Toronto-based Barrick could be “targeted by many activist funds,” the Barron’s said.
Barrick’s management has pledged to show more capital discipline instead of concentrating on growth, a move that could lure activist shareholders to the company’s shares, the newspaper said.
It cited an analysis by Indiana-based investment firm Two Fish Management as saying Barrick could unlock shareholder value by selling or spinning off mining operations outside the Americas, and by putting its Nevada-based mining assets into a master limited partnership vehicle.
Such moves could leave the firm with core mining assets in North and South America that are among “the most attractive in the world,” Barron’s said.

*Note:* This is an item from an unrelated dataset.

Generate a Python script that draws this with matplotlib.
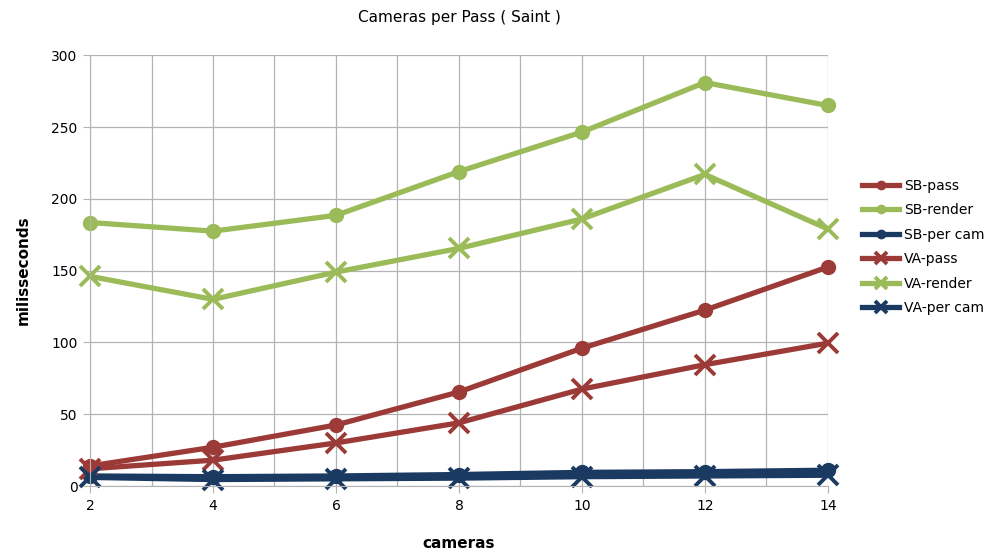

In an email, Barrick spokesman Andy Lloyd declined to comment on the Barron’s story, but said, “We continually evaluate opportunities to advance that objective” of higher shareholder returns.
While Barrick’s U.S.-traded shares traded for $17.72 on Friday, Two Fish values them at as much as $44. That valuation could be overly optimistic, Barron’s said.
Barrick has already begun selling some of its assets, and Lloyd said it would continue to evaluate other divestitures.
Reuters reported last month that Barrick had agreed to sell three of its high-cost gold mines in Australia for $300 million, the latest move to re-shape its portfolio and focus on lower cost mining operations in the face of falling metals prices, after the company amassed $11.6 billion in net debt.
Since late August when it reached a three-month high of $1,430 an ounce, the price of gold has fallen by nearly 8 percent.